The Witches of Eastwick can be seen as something of a departure for John Updike, yet the book is also a continuation of themes expressed in his earlier fiction. The work’s mythological nature does have at least one precedent in Updike’s third novel, The Centaur (1963), but aside from that, the novel reveals Updike’s continuing regard for detailing the smallest aspects of daily life with meticulous care. His preoccupation with what goes on behind closed doors and his penchant for scrutinizing dreary existence have struck some critics as obsessive; still, Updike’s skill at portrayal cannot be denied, even by his harshest detractors.
To many critics, the writing in The Witches of Eastwick is generally thought to be as good as that in some of Updike’s best efforts, including The Poorhouse Fair (1959), Of the Farm (1965), Couples (1968), and the Pulitzer Prize-winning Rabbit Is Rich (1981), which immediately preceded The Witches of Eastwick. Yet some critics have also blasted Updike’s novel for being pretentious, mean-spirited, and overly indulgent. As well, The Witches of Eastwick has been thought by some to demonstrate an essential dislike for women.

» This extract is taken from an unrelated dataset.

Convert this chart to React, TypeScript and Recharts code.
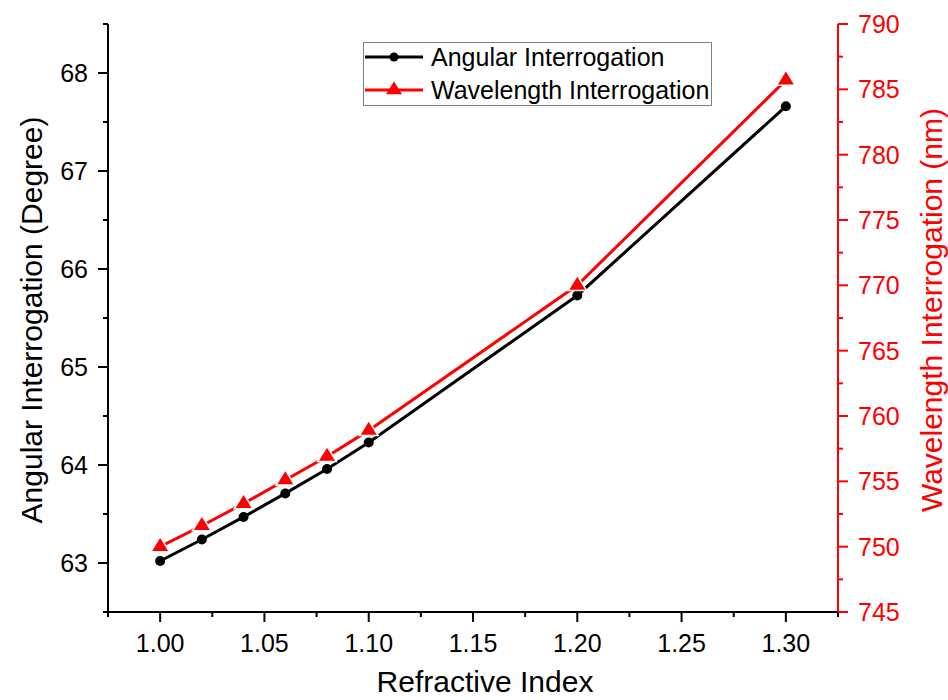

Since the period of his earliest works, critical focus has shifted from a concern with Updike’s lush, detailed style to a consideration of his themes, which, some say, he treats in a shallow and inconsequential manner. Much of the severest criticism might be summed up by the charge that Updike writes very well about nothing much. Updike has countered by claiming that such critics are looking only for ever-increasing thrills. He suggests that the normal and the real are profound in their own respects.